= Leonard V. Finder =

American lawyer (1910–1969)

Leonard Victor Finder (June 27, 1910 – July 3, 1969) was an American lawyer and newspaper editor and publisher.

==Early career==
Leonard Finder was born in Chicago and graduated at the top of his class from the University of Illinois College of Law in 1933. He practiced law in Chicago from 1933–1938, then helped establish the Anti-Defamation League office in NYC before starting a public relations firm in New York City in 1944. During the 1950s he was a senior VP for the Universal Match Corporation in St. Louis, Missouri.

==Newspaper career==
From 1947 to 1951 he was publisher for the Manchester Evening-Leader, where he became friends with General Dwight D. Eisenhower and an early supporter of his candidacy.
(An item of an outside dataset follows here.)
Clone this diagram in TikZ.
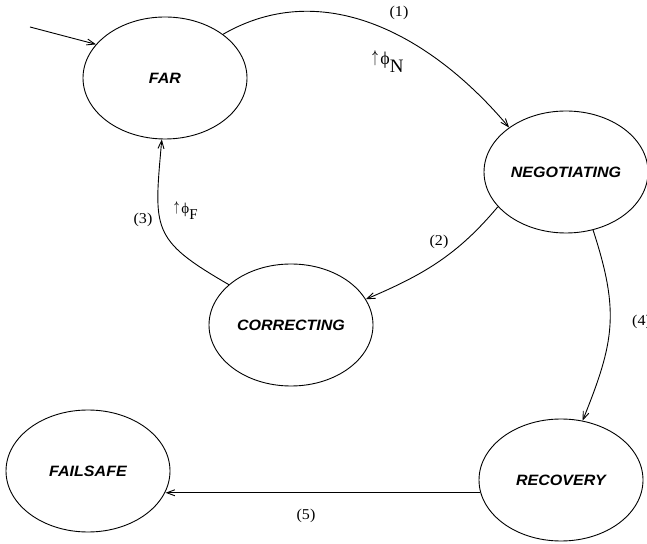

In 1962 he became editor and publisher for the Sacramento Union. Despite that brief tenure, he twice won the top award for a California editorial writer, in support of civil rights and against real estate redlining of minorities. The year in-between those awards he was runner-up, highest that could be achieved since there was a policy that no newspaper could win in consecutive years. After being forced from the Sacramento Union in 1966 by a hostile takeover by the Copleys (who ran the San Diego Union, at the time the most right wing daily paper in the country), he devoted his time to lecturing and writing—lecturing primarily at the University of California at Davis and, following a world tour in 1966, working on a book manuscript entitled "Reflections in Asia" as well as numerous newspaper and magazine articles. During this period he was also active in the California Republican Party and the Republican Council, The National Council on Crime and Delinquency, the Sacramento Area Mental Health Association, and the Sacramento Committee for Peace in the Middle East. His papers are archived at the Eisenhower Presidential Library and at UC Davis.